L'examen du plateau vocal contraint à parler en priorité de Nina Stemme. Difficile de dire si elle sauve une production qui l'imposait en tête d'affiche. La faute revient en partie à un rôle qui la sollicite a contrario des emplois où elle excelle. Nous ne sommes pas dans les flux de la mélodie infinie d'Isolde ou les aspérités hystériques d'Elektra. Quelques aigus se fraient un passage dans un chevauchement musical assez anecdotique. Comme nulle autre, Stemme sait darder ces traits de lumière, mais au fond, cela permet-il d'apprécier la voix à sa juste valeur ? Une autre à la carrière moins prestigieuse mais avec autant de métier (et peut-être aussi davantage de présence scénique) aurait mené le rôle tout aussi bien qu'elle.

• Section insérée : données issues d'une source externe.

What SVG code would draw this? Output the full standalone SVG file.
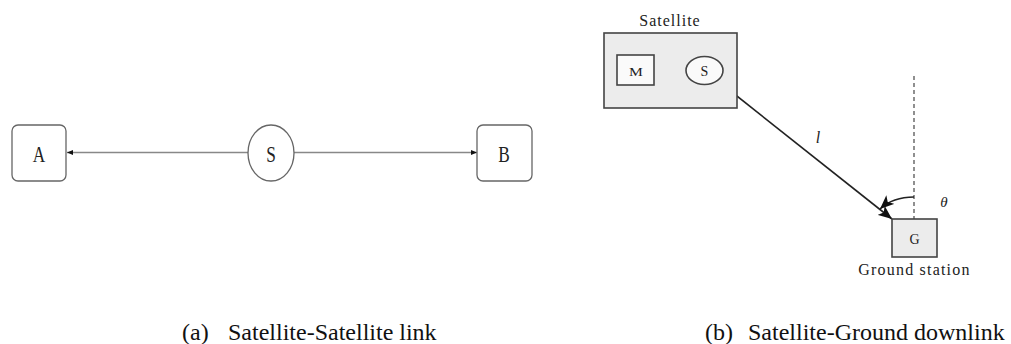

Marco Berti (Dick Johnson) a des aigus volumétriquement parfaits mais pauvres en couleurs et en densité. L'engagement est problématique et les intonations trop précautionneuses pour faire oublier un rôle relativement improbable. Le Jack Rance de Claudio Sgura ne décolle pas vraiment d'une honnête interprétation ; une certaine raucité dans le registre médian limite la projection et le charisme d'un personnage naturellement assez dur et agressif. Parmi les rôles secondaires, on notera le Nick de Roman Sadnik et le Jack Wallace très suave d'Alexandre Duhamel. Dans la fosse, la battue besogneuse de Carlo Rizzi fait ce qu'elle peut pour assurer un service minimum là où davantage de relief aurait permis de mettre en valeur une partition souvent en trompe-l'œil.